> Data section
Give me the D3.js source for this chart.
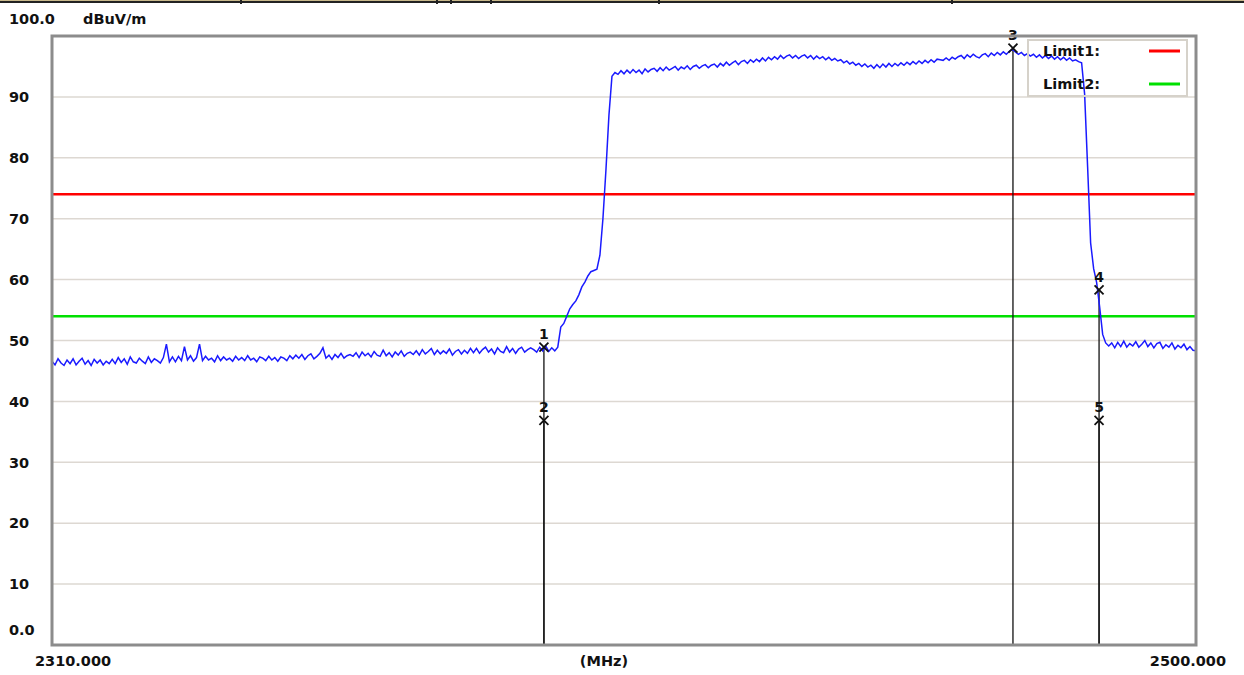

* * *

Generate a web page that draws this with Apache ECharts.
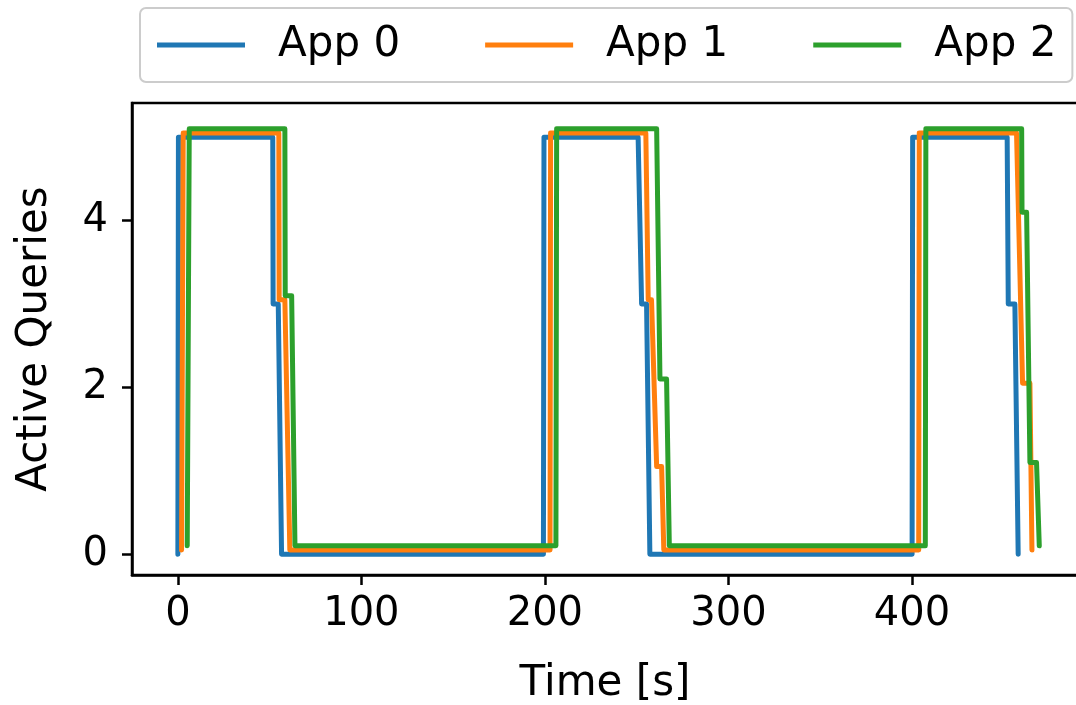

==

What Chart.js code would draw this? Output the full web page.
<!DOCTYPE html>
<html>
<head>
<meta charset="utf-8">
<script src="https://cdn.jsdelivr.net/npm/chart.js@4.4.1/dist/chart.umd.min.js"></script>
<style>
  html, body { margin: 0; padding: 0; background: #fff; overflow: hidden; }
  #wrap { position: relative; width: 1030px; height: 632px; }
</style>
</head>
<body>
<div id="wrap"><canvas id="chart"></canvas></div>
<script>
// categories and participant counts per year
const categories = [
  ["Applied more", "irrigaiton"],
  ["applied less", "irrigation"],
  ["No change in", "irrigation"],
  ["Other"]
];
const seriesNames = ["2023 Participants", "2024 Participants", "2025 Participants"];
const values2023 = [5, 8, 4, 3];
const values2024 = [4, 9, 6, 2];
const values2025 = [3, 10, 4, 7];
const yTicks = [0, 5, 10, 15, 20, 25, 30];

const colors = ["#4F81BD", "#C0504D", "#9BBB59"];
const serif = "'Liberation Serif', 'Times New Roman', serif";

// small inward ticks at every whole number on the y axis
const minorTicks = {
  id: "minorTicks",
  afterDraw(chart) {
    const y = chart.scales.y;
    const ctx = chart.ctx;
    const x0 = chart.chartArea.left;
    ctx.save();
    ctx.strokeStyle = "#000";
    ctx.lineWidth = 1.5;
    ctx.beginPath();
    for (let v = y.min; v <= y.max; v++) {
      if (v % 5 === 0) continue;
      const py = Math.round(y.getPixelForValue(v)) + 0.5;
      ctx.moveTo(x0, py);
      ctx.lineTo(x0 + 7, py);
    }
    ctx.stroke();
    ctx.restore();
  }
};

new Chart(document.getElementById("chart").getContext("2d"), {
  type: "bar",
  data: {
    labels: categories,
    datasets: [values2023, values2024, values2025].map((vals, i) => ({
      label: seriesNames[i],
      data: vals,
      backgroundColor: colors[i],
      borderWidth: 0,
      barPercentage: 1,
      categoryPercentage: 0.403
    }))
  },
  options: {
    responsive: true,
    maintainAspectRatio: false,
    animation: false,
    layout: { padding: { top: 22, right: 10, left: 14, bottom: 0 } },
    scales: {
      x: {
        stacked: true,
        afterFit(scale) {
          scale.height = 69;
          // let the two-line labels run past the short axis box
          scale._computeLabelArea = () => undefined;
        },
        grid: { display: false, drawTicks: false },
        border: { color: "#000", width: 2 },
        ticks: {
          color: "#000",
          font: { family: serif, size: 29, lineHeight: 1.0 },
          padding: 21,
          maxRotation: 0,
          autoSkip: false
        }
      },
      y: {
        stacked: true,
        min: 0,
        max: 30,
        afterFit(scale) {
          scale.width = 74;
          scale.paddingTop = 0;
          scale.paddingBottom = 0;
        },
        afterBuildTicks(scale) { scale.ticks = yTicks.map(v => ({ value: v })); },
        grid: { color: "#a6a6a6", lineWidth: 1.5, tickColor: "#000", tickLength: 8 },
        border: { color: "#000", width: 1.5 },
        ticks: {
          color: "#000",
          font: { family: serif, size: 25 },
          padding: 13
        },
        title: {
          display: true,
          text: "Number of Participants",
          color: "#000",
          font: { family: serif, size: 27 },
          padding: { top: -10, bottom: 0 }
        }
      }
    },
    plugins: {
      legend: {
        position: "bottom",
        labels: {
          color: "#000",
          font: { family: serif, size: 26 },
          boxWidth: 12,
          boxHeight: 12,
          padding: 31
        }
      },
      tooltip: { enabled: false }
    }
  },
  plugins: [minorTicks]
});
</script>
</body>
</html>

> What to do
Exactly the lines from the one holding "What Chart.js code" through the one holding "Serif', 'Times New" should be printed, ends included.

> Solution
What Chart.js code would draw this? Output the full web page.
<!DOCTYPE html>
<html>
<head>
<meta charset="utf-8">
<script src="https://cdn.jsdelivr.net/npm/chart.js@4.4.1/dist/chart.umd.min.js"></script>
<style>
  html, body { margin: 0; padding: 0; background: #fff; overflow: hidden; }
  #wrap { position: relative; width: 1030px; height: 632px; }
</style>
</head>
<body>
<div id="wrap"><canvas id="chart"></canvas></div>
<script>
// categories and participant counts per year
const categories = [
  ["Applied more", "irrigaiton"],
  ["applied less", "irrigation"],
  ["No change in", "irrigation"],
  ["Other"]
];
const seriesNames = ["2023 Participants", "2024 Participants", "2025 Participants"];
const values2023 = [5, 8, 4, 3];
const values2024 = [4, 9, 6, 2];
const values2025 = [3, 10, 4, 7];
const yTicks = [0, 5, 10, 15, 20, 25, 30];

const colors = ["#4F81BD", "#C0504D", "#9BBB59"];
const serif = "'Liberation Serif', 'Times New Roman', serif";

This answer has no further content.